Other brands are even older. Cole and Son wallpapers go back to 1875. Its new Seville collection is “a sunny effervescence of flora, fauna and flamenco”.

Morris & Co is the legacy of William Morris (1834-1896), our greatest Arts and Crafts maestro, acquired by the group that became Style Library in 1947 — they also own Sanderson, about to celebrate its 160th anniversary.

Morris and Co’s new Rouen printed velvets flaunt popular classic patterns Strawberry Thief, Sunflower and Fruit, layered in the window of Style Library’s Paris showroom.

From fab floral fusion to eco-cred vintage cork

Set up in Suffolk in 1903, craft-based weaver Gainsborough dyes its own yarns.

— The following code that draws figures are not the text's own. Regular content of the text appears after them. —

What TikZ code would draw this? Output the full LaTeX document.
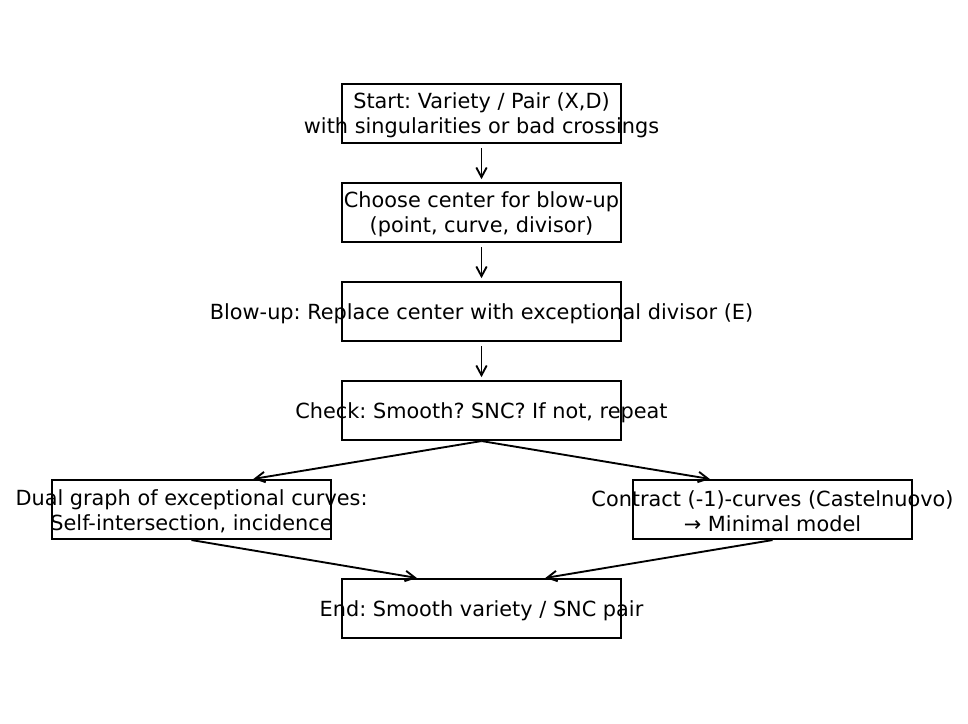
\documentclass[tikz,border=0pt]{standalone}
\usepackage{fontspec}
\setmainfont{DejaVu Sans}
\usetikzlibrary{arrows.meta}
\usetikzlibrary{calc}
\frenchspacing

\begin{document}
\begin{tikzpicture}[x=0.72pt,y=-0.72pt,line cap=butt,line join=miter,
    >={Straight Barb[length=7pt,width=7.5pt]},
    stepbox/.style={draw=black,line width=1.5pt,minimum width=279pt*0.72,minimum height=59pt*0.72,inner sep=0pt},
    steptext/.style={font=\fontsize{15}{18}\selectfont,align=center,inner sep=0pt,yshift=-1.5pt},
    flow/.style={->,line width=1.35pt}]
    \useasboundingbox (0,0) rectangle (968,723);
    % boxes
    \node[stepbox] (start) at (481.5,113.5) {};
    \node[stepbox] (choose) at (481.5,212.5) {};
    \node[stepbox] (blowup) at (481.5,311.5) {};
    \node[stepbox] (check) at (481.5,410.5) {};
    \node[stepbox] (dual) at (191.5,509.5) {};
    \node[stepbox] (contract) at (772.5,509.5) {};
    \node[stepbox] (finish) at (481.5,608.5) {};
    % texts
    \node[steptext] (start-t) at (start) {Start: Variety / Pair (X,D)\\with singularities or bad crossings};
    \node[steptext] (choose-t) at (choose) {Choose center for blow-up\\(point, curve, divisor)};
    \node[steptext] (blowup-t) at (blowup) {Blow-up: Replace center with exceptional divisor (E)};
    \node[steptext] (check-t) at (check) {Check: Smooth? SNC? If not, repeat};
    \node[steptext] (dual-t) at (dual) {Dual graph of exceptional curves:\\Self-intersection, incidence};
    \node[steptext] (contract-t) at (contract) {Contract (-1)-curves (Castelnuovo)\\→ Minimal model};
    \node[steptext] (finish-t) at (finish) {End: Smooth variety / SNC pair};
    % arrows
    \foreach \a/\b in {start/choose,choose/blowup,blowup/check}
    \draw[flow,shorten <=3pt,shorten >=2pt] (\a.south) -- (\b.north);
    \draw[flow] (check.south) -- ($(dual.north west)!0.72!(dual.north east)$);
    \draw[flow] (check.south) -- ($(contract.north west)!0.277!(contract.north east)$);
    \draw[flow] (dual.south) -- ($(finish.north west)!0.27!(finish.north east)$);
    \draw[flow] (contract.south) -- ($(finish.north west)!0.727!(finish.north east)$);
  \end{tikzpicture}
\end{document}
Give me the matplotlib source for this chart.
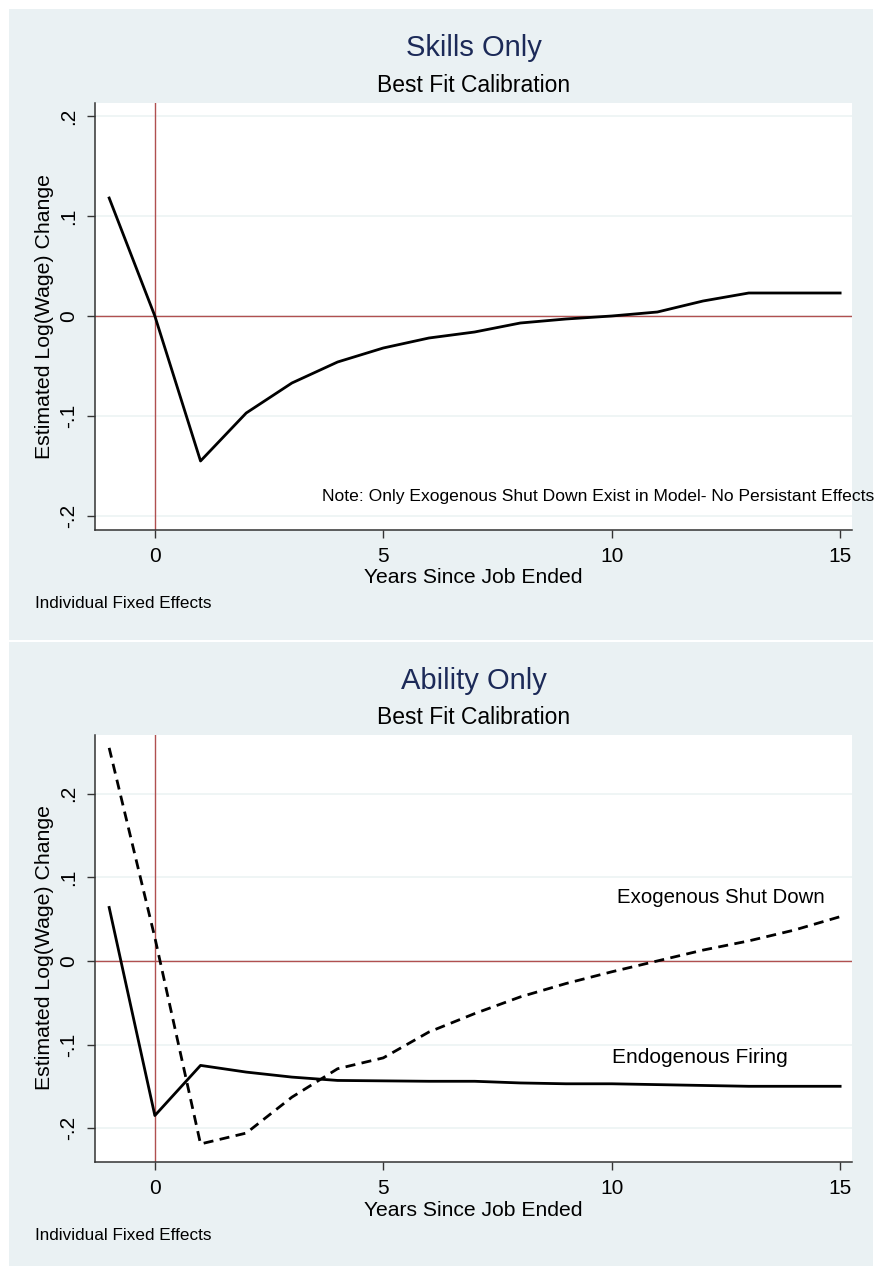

Its Grand Masters edit has history seeping from an archive second only to the V&A’s.

It is infused with looks from 18th-century French silks and toiles, Italian hand-cut silk velvets, and a traditional English damask once used at Waddesdon Manor, Bucks, which was built for the Rothschilds.

Paint & Paper Library: Hardy Palm wallcovering — Acqua Viva, £108 a roll; skirting in Pontefract in Architects’ Eggshell, £68 for 2.5L

Always adventurous, Tricia Guild created Designers Guild in 1970 and now has a huge international brand, a fabulous fusion of imagination, innovation and decades of gritty graft, to be celebrated next month in her retrospective at the Fashion and Textile Museum in Bermondsey.

Guild is an avid gardener, so it is not surprising that florals are her forte, with ever-evolving takes on old riffs: witness Grandiflora with its embroidered hollyhocks, painted magnolias and abstract peonies, offset with a “retro corduroy and easy-clean velvet”.

Seamless extra-wide wallcoverings are a must. Osborne & Little’s clever panels look like murals, while Anthology’s 134cm-wide vintage corks are sustainable and sound-softening, adding style to eco-cred.

Sanderson celebrates the ancient Silk Road that linked Asia with the Mediterranean. Expect Chinoiserie, Persian pomegranates, Indian frescoes, ikats, prints, chenille, velvet and embroidery.

Paint & Paper Library do tonal paint cards for easy colour scheming.

Now comes Botany, with leaves pressed into mini prints and geometrics, or rampantly entwined on panels: “Exotic foliage for elegant décor,” says Ruth Mottershead, marketing director.

Finally, Fromental, luxe leader of London, has a whole apartment decorated with its handcrafted paintings, collage and sumptuous embroidered wallcoverings.

Timorous Beasties at Déco Off

It's 30 years since Timorous Beasties was set up by Alistair McAuley and Paul Simmons, design mavericks who met at Glasgow College of Art.

Their anniversary Oceana launch in Paris is a melange of marine motifs including these eels snaking across velvet cushions, £130 each.

“Creative Brits at Déco Off are proudly eccentric,”says Simmons. “We disrupt somewhat those strong and stable French fabric houses, so chic and established.”